● **Supplied material**:
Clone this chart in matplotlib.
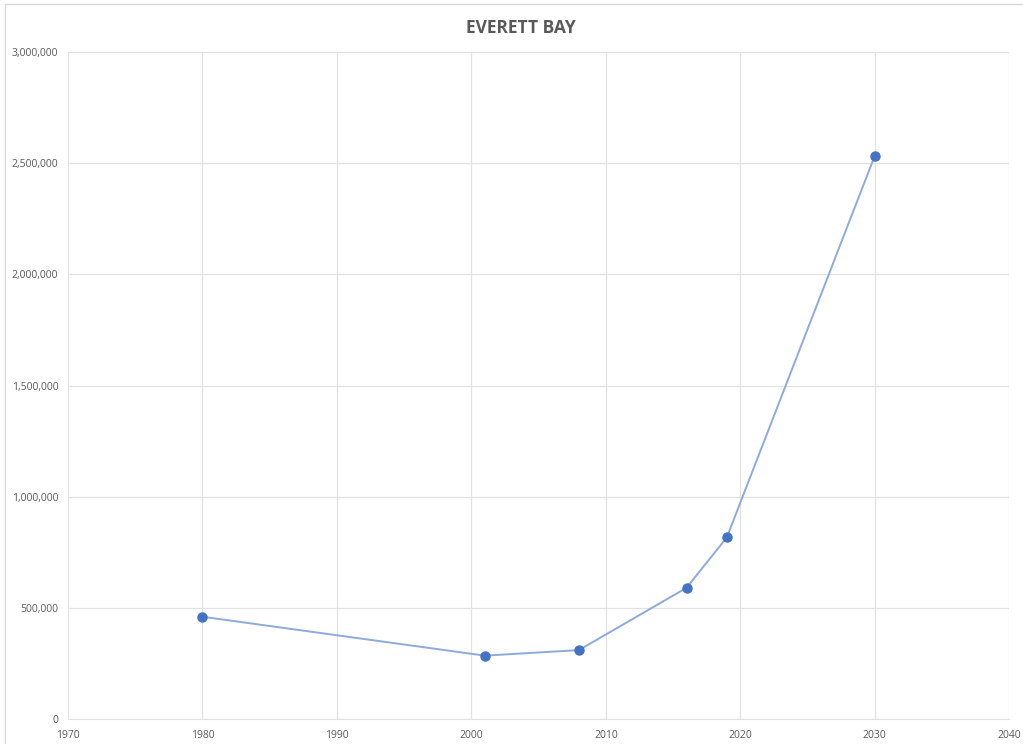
import matplotlib.pyplot as plt
from matplotlib.patches import Rectangle
from matplotlib.ticker import FuncFormatter, MultipleLocator

# Everett Bay series
years = [1980, 2001, 2008, 2016, 2019, 2030]
values = [460000, 285000, 310000, 590000, 817000, 2533000]

GRID = '#e2e2e2'
TEXT = '#595959'

plt.rcParams['font.family'] = ['Open Sans', 'DejaVu Sans']

fig = plt.figure(figsize=(10.23, 7.44), dpi=100)
ax = fig.add_axes([0.0665, 0.0336, 0.92, 0.8964])

ax.plot(years, values, '-', color='#8eaadb', linewidth=1.4, zorder=3)
ax.plot(years, values, 'o', color='#4472c4', markersize=6.5, zorder=4)

ax.set_xlim(1970, 2040)
ax.set_ylim(0, 3000000)
ax.xaxis.set_major_locator(MultipleLocator(10))
ax.yaxis.set_major_locator(MultipleLocator(500000))
ax.yaxis.set_major_formatter(FuncFormatter(lambda v, p: f'{int(v):,}'))

ax.grid(True, color=GRID, linewidth=0.9)
ax.set_axisbelow(True)
for s in ax.spines.values():
    s.set_visible(False)
ax.spines['bottom'].set_visible(True)
ax.spines['bottom'].set_color(GRID)
ax.tick_params(length=0, labelsize=7.5, colors=TEXT)
ax.tick_params(axis='y', pad=7)
ax.tick_params(axis='x', pad=8)

fig.text(0.509, 0.963, 'EVERETT BAY', ha='center', va='center',
         fontsize=12.5, fontweight='bold', color=TEXT)

# chart frame (right and bottom edges run off the canvas)
fig.patches.append(Rectangle((5 / 1023, -0.05), 1.1, 0.05 + 740 / 744,
                             transform=fig.transFigure, fill=False,
                             edgecolor='#d9d9d9', linewidth=1))

fig.savefig('out.png', dpi=100)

● **Task brief**: Restate the data above exactly, stripping out each image.

● **Full answer**:
Clone this chart in matplotlib.
import matplotlib.pyplot as plt
from matplotlib.patches import Rectangle
from matplotlib.ticker import FuncFormatter, MultipleLocator

# Everett Bay series
years = [1980, 2001, 2008, 2016, 2019, 2030]
values = [460000, 285000, 310000, 590000, 817000, 2533000]

GRID = '#e2e2e2'
TEXT = '#595959'

plt.rcParams['font.family'] = ['Open Sans', 'DejaVu Sans']

fig = plt.figure(figsize=(10.23, 7.44), dpi=100)
ax = fig.add_axes([0.0665, 0.0336, 0.92, 0.8964])

ax.plot(years, values, '-', color='#8eaadb', linewidth=1.4, zorder=3)
ax.plot(years, values, 'o', color='#4472c4', markersize=6.5, zorder=4)

ax.set_xlim(1970, 2040)
ax.set_ylim(0, 3000000)
ax.xaxis.set_major_locator(MultipleLocator(10))
ax.yaxis.set_major_locator(MultipleLocator(500000))
ax.yaxis.set_major_formatter(FuncFormatter(lambda v, p: f'{int(v):,}'))

ax.grid(True, color=GRID, linewidth=0.9)
ax.set_axisbelow(True)
for s in ax.spines.values():
    s.set_visible(False)
ax.spines['bottom'].set_visible(True)
ax.spines['bottom'].set_color(GRID)
ax.tick_params(length=0, labelsize=7.5, colors=TEXT)
ax.tick_params(axis='y', pad=7)
ax.tick_params(axis='x', pad=8)

fig.text(0.509, 0.963, 'EVERETT BAY', ha='center', va='center',
         fontsize=12.5, fontweight='bold', color=TEXT)

# chart frame (right and bottom edges run off the canvas)
fig.patches.append(Rectangle((5 / 1023, -0.05), 1.1, 0.05 + 740 / 744,
                             transform=fig.transFigure, fill=False,
                             edgecolor='#d9d9d9', linewidth=1))

fig.savefig('out.png', dpi=100)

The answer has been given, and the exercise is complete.